A non-motile strain of E. coli, with paralysed flagella, was used in the experiments to confirm that the frequency noise was generated by cell-wall vibrations, rather than bacteria movement. According to the researchers, the results provide evidence that bacteria cell death can be sensed through measurements of cell-generated frequency noise.

Clinically better

Ward says that the main advantage of this technique over conventional AST is speed. “Although observation of growth may remain the ultimate gold standard for predicting the effectiveness of an antibiotic in halting the progression of an infection, the timescale of such growth often makes conventional AST partly or entirely ineffective in establishing a course of treatment in many clinical situations,” he explains. “In contrast, our approach is focused on immediately sensing biophysical responses of microbes to antibiotics as these changes occur.”

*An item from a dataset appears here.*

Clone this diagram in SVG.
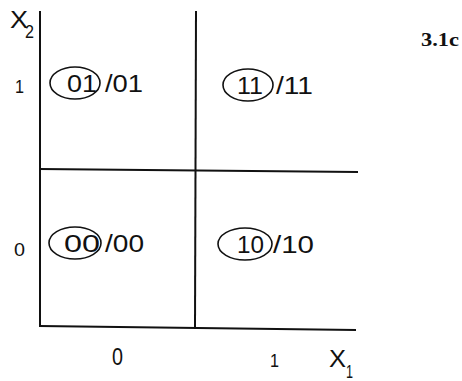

Livermore says that while the results suggest that the technique “works for E. coli with polymyxin and ampicillin,” Johnson and colleagues “need to test it on a much wider range of bacterial species and antibiotics, including those that, unlike polymyxin and ampicillin, don’t rapidly kill bacteria”. He adds that if it was necessary to grow a bacteria culture from a patient sample before testing, then the time needed would be extended to around 24 hours.

Johnson hopes to achieve a level of sensitivity that will allow testing directly from clinical samples without the need for pre-culturing. He adds that “this would require add-on technologies to process the sample, to get it into the right state for passing to the resonators”.

The researchers have been granted a patent for the technique and are currently testing it on other and are currently testing it on other bacteria and antibiotics.

The research is described in Scientific Reports.